# Problems Starting Network

## hoggbottom59

I am having problems with my network. I can ping my local address but can't ping my router. Traceroute doesn't seem to be installed so I can't run this.

I am using Gentoo 2004 on a Dell Inspiron 5150 and have the b44 module loaded for the network card (this was missing).

I installed with the DHCP option but this doesn't seem to be working and so I've manually input my network settings.
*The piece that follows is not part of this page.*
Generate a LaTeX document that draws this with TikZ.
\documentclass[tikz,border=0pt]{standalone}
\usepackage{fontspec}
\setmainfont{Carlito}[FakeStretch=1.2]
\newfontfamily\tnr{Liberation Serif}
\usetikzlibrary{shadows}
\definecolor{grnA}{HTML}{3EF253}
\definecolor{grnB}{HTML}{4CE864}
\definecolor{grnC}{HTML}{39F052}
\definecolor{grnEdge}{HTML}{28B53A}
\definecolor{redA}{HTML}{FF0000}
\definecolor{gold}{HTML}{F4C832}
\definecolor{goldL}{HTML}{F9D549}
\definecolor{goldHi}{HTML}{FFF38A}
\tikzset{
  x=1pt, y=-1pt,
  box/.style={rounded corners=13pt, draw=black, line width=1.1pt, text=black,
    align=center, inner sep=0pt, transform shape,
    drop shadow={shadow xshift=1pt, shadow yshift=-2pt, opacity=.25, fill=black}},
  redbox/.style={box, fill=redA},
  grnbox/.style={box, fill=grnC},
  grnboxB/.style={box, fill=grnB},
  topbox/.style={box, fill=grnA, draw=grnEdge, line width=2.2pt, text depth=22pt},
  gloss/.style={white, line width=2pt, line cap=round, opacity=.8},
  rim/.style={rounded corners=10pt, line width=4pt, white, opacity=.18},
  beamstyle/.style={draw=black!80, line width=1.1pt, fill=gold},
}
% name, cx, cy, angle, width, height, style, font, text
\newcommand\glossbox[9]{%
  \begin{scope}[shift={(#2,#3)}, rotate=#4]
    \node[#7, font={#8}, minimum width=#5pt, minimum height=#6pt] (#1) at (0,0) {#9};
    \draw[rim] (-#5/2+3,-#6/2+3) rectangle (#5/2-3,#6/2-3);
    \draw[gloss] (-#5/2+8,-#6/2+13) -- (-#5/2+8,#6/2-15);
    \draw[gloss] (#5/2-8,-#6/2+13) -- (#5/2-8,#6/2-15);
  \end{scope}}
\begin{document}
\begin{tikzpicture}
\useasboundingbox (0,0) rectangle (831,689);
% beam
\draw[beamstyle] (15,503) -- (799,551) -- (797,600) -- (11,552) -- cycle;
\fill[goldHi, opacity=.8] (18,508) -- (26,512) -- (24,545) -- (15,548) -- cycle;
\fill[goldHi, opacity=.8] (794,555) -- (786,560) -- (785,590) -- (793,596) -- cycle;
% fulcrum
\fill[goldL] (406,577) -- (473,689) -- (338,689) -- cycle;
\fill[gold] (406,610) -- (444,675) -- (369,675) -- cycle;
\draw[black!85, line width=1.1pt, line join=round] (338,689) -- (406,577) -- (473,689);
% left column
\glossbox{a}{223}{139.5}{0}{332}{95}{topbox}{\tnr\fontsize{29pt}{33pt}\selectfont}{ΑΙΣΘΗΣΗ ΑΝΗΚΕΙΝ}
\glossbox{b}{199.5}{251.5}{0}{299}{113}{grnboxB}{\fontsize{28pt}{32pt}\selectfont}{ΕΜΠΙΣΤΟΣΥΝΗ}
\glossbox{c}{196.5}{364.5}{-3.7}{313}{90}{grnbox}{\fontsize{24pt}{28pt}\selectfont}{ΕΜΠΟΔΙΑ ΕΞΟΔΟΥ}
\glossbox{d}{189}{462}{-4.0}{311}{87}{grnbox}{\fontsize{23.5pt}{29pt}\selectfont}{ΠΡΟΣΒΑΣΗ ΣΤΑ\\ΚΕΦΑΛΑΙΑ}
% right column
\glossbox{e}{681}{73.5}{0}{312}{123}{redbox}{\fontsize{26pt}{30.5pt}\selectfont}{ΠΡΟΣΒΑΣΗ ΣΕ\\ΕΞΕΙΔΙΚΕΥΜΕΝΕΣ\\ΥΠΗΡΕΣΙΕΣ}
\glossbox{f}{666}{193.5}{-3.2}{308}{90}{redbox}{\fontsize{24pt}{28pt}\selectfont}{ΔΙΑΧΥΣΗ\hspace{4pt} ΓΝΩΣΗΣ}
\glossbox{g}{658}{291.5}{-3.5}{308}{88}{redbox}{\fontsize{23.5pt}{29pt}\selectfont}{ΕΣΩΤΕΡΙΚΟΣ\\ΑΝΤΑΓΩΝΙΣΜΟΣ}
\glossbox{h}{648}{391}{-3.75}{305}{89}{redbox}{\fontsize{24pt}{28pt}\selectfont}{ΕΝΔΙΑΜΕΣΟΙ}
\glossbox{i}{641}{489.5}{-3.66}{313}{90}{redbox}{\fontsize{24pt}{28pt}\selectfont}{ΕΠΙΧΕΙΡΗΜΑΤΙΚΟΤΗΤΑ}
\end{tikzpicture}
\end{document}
Ifconfig shows the nic with an ip address and lo as being ok.

Any ideas?

Leon.

----------

## Prompty

what does your /etc/conf.d/net  says ? ( or net.if_name )
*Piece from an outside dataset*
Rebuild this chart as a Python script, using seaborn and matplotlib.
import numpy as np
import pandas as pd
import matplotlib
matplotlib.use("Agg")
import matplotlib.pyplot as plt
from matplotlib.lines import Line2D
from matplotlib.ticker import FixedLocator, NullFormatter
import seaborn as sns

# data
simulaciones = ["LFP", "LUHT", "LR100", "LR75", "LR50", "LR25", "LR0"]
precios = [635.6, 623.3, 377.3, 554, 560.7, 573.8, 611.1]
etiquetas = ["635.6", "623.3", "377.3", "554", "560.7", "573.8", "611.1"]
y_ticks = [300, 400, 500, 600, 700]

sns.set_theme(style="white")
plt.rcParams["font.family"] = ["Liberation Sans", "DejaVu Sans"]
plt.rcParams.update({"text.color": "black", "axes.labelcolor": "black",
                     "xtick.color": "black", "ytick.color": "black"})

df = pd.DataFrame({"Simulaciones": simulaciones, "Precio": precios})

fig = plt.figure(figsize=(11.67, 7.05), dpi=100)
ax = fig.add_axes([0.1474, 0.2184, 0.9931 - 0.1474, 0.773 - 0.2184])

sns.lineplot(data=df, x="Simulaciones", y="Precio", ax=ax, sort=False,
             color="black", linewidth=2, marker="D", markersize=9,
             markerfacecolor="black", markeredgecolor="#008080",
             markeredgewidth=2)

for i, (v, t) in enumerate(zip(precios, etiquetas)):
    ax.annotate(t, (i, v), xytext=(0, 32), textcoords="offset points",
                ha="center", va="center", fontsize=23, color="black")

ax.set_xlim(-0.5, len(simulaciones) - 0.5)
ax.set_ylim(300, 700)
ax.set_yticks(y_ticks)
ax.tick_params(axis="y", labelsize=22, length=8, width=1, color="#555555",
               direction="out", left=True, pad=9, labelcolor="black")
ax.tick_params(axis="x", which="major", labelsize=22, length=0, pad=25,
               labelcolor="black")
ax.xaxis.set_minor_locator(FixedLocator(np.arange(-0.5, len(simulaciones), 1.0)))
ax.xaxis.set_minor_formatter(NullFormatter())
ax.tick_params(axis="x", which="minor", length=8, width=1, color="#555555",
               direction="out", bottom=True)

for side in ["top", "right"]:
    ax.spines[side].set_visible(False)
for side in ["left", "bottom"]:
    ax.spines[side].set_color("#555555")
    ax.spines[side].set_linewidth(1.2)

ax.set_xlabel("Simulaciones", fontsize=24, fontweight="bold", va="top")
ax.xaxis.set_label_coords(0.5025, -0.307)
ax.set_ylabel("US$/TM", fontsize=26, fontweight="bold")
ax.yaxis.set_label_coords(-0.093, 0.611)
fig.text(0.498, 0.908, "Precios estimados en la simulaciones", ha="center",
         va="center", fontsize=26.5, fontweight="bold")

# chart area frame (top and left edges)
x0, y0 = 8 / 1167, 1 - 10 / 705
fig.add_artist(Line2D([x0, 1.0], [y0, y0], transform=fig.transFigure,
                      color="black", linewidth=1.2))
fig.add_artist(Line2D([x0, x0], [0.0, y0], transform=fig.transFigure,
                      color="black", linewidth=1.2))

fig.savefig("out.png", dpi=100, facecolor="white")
do you get dhcpd replies in your /var/log/messages ?

is your iptables configuration ok ?

wrong subnet mask ?

what is your arp output ?

what kind of network is it ? 

MORE INFO !!!

----------

## Sith_Happens

If you wan't to debug dhcpcd with dmesg you need to run it with the -d flag.  run dhcpcd -d eth0 (or whatever interface), then run dmesg and post the last few lines.  If you run dhcpcd -d and it doesn't give you any problems  (i.e. it tells you it recieved a lease for an ip or something), run ifconfig eth0 and see if you have an ip address, then try pinging out again.  If you do then your problem lies in /etc/conf.d/net.  Either way post the outpuf of ifconfig eth0 as well.  Also, when you say you can ping your local address, are you talking about the loopback device (127.0.0.1)?

----------

## hoggbottom59

Hello thanks for the help. Haven't had a chance to look yet at these options.
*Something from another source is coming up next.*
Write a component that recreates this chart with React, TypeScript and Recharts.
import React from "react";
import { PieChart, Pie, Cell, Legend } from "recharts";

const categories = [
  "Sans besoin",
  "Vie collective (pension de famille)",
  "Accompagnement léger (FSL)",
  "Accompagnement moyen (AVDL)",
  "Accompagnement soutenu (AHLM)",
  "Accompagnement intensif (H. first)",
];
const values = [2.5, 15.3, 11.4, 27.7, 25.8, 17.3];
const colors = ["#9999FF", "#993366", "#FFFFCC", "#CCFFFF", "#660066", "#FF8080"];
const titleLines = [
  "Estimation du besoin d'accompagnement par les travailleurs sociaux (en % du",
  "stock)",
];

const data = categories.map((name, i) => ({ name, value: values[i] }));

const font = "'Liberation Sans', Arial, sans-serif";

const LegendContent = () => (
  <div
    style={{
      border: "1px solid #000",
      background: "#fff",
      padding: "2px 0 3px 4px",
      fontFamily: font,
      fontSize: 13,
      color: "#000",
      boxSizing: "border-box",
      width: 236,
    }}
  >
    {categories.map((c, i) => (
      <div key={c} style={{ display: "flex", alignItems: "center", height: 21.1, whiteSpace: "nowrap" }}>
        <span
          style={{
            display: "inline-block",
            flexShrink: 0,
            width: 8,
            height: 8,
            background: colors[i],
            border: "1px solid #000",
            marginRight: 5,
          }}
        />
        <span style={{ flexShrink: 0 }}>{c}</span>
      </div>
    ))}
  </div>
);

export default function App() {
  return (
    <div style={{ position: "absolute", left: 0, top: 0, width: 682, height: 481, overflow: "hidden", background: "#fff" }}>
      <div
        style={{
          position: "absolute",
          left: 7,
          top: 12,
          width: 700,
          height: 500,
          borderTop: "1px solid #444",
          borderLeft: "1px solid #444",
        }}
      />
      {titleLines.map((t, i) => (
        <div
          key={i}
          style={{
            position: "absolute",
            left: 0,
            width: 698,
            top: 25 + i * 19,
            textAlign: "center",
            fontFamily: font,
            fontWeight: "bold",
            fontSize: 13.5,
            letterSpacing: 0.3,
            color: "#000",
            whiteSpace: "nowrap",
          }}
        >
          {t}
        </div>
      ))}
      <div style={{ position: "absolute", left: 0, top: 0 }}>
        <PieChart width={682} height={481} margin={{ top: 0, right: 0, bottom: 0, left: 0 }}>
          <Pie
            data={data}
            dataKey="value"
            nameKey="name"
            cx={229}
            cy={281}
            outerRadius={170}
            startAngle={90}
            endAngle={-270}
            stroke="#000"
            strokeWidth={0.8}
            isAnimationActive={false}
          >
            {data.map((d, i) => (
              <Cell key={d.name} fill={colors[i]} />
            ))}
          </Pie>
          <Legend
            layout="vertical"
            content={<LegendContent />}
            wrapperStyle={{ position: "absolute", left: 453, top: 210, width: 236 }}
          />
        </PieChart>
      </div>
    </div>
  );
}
I have successfully ping'ed both local addresses, i.e. the 127. and the first (this is the only computer on the network) ip address 192.168.1.100.

The network is just ethernet to the router and then an NTL cable modem. (works ok in Windows if there's an other info I can grab there.)

I will carry on exploring/learning.

Leon.

----------

## hoggbottom59

Hello, a bit of further progress after going off on a tangent investigating PCMCIA:

I ran

rc_update add net.eth0 boot 

Using rc_update show reveals that eth0 is started up in the boot runtime level.

ifconfig eth0 shows eth0 lots of details but isn't grabbing an ip address and indicates all packets as errors.

In /etc/conf.d/net I have 2 lines for dhcp - 

iface_eth0="dhcp" AND dhcpcd_eth0="-t 10"   / I read this line shortens the dhcpcd timeout interval.

Running dhcpcd -d eth0 gives only 1 line - the MAC address and nothing else.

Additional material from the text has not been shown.